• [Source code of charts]
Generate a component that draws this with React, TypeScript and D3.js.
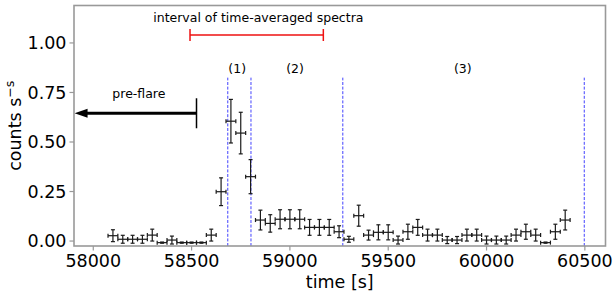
import React from "react";
import * as d3 from "d3";

const times = [58100, 58150, 58200, 58250, 58300, 58350, 58400, 58450, 58500, 58550, 58600, 58650, 58700, 58750, 58800, 58850, 58900, 58950, 59000, 59050, 59100, 59150, 59200, 59250, 59300, 59350, 59400, 59450, 59500, 59550, 59600, 59650, 59700, 59750, 59800, 59850, 59900, 59950, 60000, 60050, 60100, 60150, 60200, 60250, 60300, 60350, 60400];
const rates = [0.027, 0.009, 0.009, 0.009, 0.03, -0.008, 0.005, -0.008, -0.008, -0.008, 0.03, 0.249, 0.605, 0.545, 0.325, 0.106, 0.089, 0.11, 0.11, 0.11, 0.069, 0.069, 0.069, 0.047, 0.009, 0.128, 0.03, 0.044, 0.044, 0.005, 0.047, 0.069, 0.03, 0.03, 0.005, 0.005, 0.03, 0.03, 0.005, 0.005, 0.005, 0.03, 0.047, 0.03, -0.008, 0.047, 0.106];
const rateErr = [0.03, 0.02, 0.02, 0.02, 0.03, 0.003, 0.02, 0.003, 0.003, 0.003, 0.03, 0.07, 0.11, 0.105, 0.086, 0.05, 0.044, 0.048, 0.048, 0.048, 0.04, 0.04, 0.04, 0.03, 0.015, 0.053, 0.025, 0.038, 0.038, 0.02, 0.038, 0.04, 0.03, 0.03, 0.018, 0.018, 0.03, 0.03, 0.02, 0.02, 0.02, 0.03, 0.038, 0.03, 0.003, 0.038, 0.05];
const binHalf = 25;

const xTicks = [58000, 58500, 59000, 59500, 60000, 60500];
const yTicks = [0, 0.25, 0.5, 0.75, 1.0];

const boundaries = [58684, 58802, 59269, 60497];
const phaseLabels = ["(1)", "(2)", "(3)"];
const phaseLabelX = [58732, 59026, 59879];
const phaseLabelY = 0.85;

const intervalStart = 58492;
const intervalEnd = 59170;
const intervalY = 1.04;
const intervalText = "interval of time-averaged spectra";
const intervalTextX = 58305;
const intervalTextY = 1.107;

const preFlareText = "pre-flare";
const preFlareTextX = 58232;
const preFlareTextY = 0.722;
const preFlareStart = 58525;
const preFlareEnd = 57905;
const preFlareY = 0.645;

const W = 614, H = 295;
const left = 74, right = 605.5, top = 5.5, bottom = 246;

export default function App() {
  const x = d3.scaleLinear().domain([57902, 60605]).range([left, right]);
  const y = d3.scaleLinear().domain([-0.025, 1.189]).range([bottom, top]);
  const font = "DejaVu Sans, sans-serif";
  const spine = "#999";
  const ebColor = "#1a1a1a";
  const cap = 2;
  const vTop = y.invert(bottom - 0.7 * (bottom - top));

  return (
    <svg width={W} height={H} style={{ position: "absolute", left: 0, top: 0, background: "#fff" }} fontFamily={font}>
      {/* vertical boundaries */}
      {boundaries.map((b, i) => (
        <line key={"b" + i} x1={x(b)} x2={x(b)} y1={y(-0.025)} y2={y(vTop)} stroke="#2222ff" strokeWidth={1} strokeDasharray="3,1.6" opacity={0.85} />
      ))}
      {/* error bars */}
      {times.map((t, i) => {
        const cx = x(t), cy = y(rates[i]);
        const x0 = x(t - binHalf), x1 = x(t + binHalf);
        const y0 = y(rates[i] - rateErr[i]), y1 = y(rates[i] + rateErr[i]);
        return (
          <g key={"e" + i} stroke={ebColor} strokeWidth={1.2}>
            <line x1={x0} x2={x1} y1={cy} y2={cy} />
            <line x1={cx} x2={cx} y1={y0} y2={y1} />
            <line x1={x0} x2={x0} y1={cy - cap} y2={cy + cap} />
            <line x1={x1} x2={x1} y1={cy - cap} y2={cy + cap} />
            <line x1={cx - cap} x2={cx + cap} y1={y0} y2={y0} />
            <line x1={cx - cap} x2={cx + cap} y1={y1} y2={y1} />
          </g>
        );
      })}
      {/* interval bar */}
      <g stroke="#ee1111" strokeWidth={1.5}>
        <line x1={x(intervalStart)} x2={x(intervalEnd)} y1={y(intervalY)} y2={y(intervalY)} />
        <line x1={x(intervalStart)} x2={x(intervalStart)} y1={y(intervalY) - 6} y2={y(intervalY) + 6} />
        <line x1={x(intervalEnd)} x2={x(intervalEnd)} y1={y(intervalY) - 6} y2={y(intervalY) + 6} />
      </g>
      <text x={x(intervalTextX)} y={y(intervalTextY)} fontSize={12.5} fill="#000">{intervalText}</text>
      {phaseLabels.map((l, i) => (
        <text key={"p" + i} x={x(phaseLabelX[i])} y={y(phaseLabelY)} fontSize={12.5} textAnchor="middle" fill="#000">{l}</text>
      ))}
      {/* pre-flare arrow */}
      <text x={x(preFlareTextX)} y={y(preFlareTextY)} fontSize={12.5} textAnchor="middle" fill="#000">{preFlareText}</text>
      <line x1={x(preFlareStart)} x2={x(preFlareEnd) + 10} y1={y(preFlareY)} y2={y(preFlareY)} stroke="#000" strokeWidth={3} />
      <line x1={x(preFlareStart)} x2={x(preFlareStart)} y1={y(preFlareY) - 15} y2={y(preFlareY) + 15} stroke="#000" strokeWidth={1.5} />
      <path d={`M${x(preFlareEnd)},${y(preFlareY)} L${x(preFlareEnd) + 13},${y(preFlareY) - 4.5} L${x(preFlareEnd) + 13},${y(preFlareY) + 4.5} Z`} fill="#000" />
      {/* spines */}
      <rect x={left} y={top} width={right - left} height={bottom - top} fill="none" stroke={spine} strokeWidth={1.6} />
      {/* x axis ticks */}
      {xTicks.map((t) => (
        <g key={"xt" + t}>
          <line x1={x(t)} x2={x(t)} y1={bottom} y2={bottom + 4.5} stroke={spine} strokeWidth={1.2} />
          <text x={x(t)} y={bottom + 21} fontSize={17.5} textAnchor="middle" fill="#000">{t}</text>
        </g>
      ))}
      {yTicks.map((t) => (
        <g key={"yt" + t}>
          <line x1={left} x2={left - 4.5} y1={y(t)} y2={y(t)} stroke={spine} strokeWidth={1.2} />
          <text x={left - 7.5} y={y(t) + 6.3} fontSize={17.5} textAnchor="end" fill="#000">{d3.format(".2f")(t)}</text>
        </g>
      ))}
      <text x={(left + right) / 2} y={288} fontSize={17.5} textAnchor="middle" fill="#000">time [s]</text>
      <text transform={`translate(${21},${(top + bottom) / 2}) rotate(-90)`} fontSize={17.5} textAnchor="middle" fill="#000">
        counts s<tspan dy={-7} fontSize={12.5}>−s</tspan>
      </text>
    </svg>
  );
}
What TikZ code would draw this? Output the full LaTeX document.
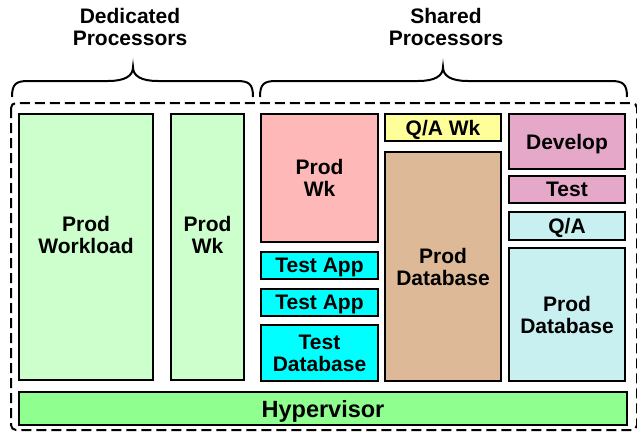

• [WRITTEN EXERCISE]
In the entries above, find the line that contains "import * as", then repeat exactly every line from the first one through that line, with no pictures.

• [EXERCISE SOLUTION]
Generate a component that draws this with React, TypeScript and D3.js.
import React from "react";
import * as d3 from "d3";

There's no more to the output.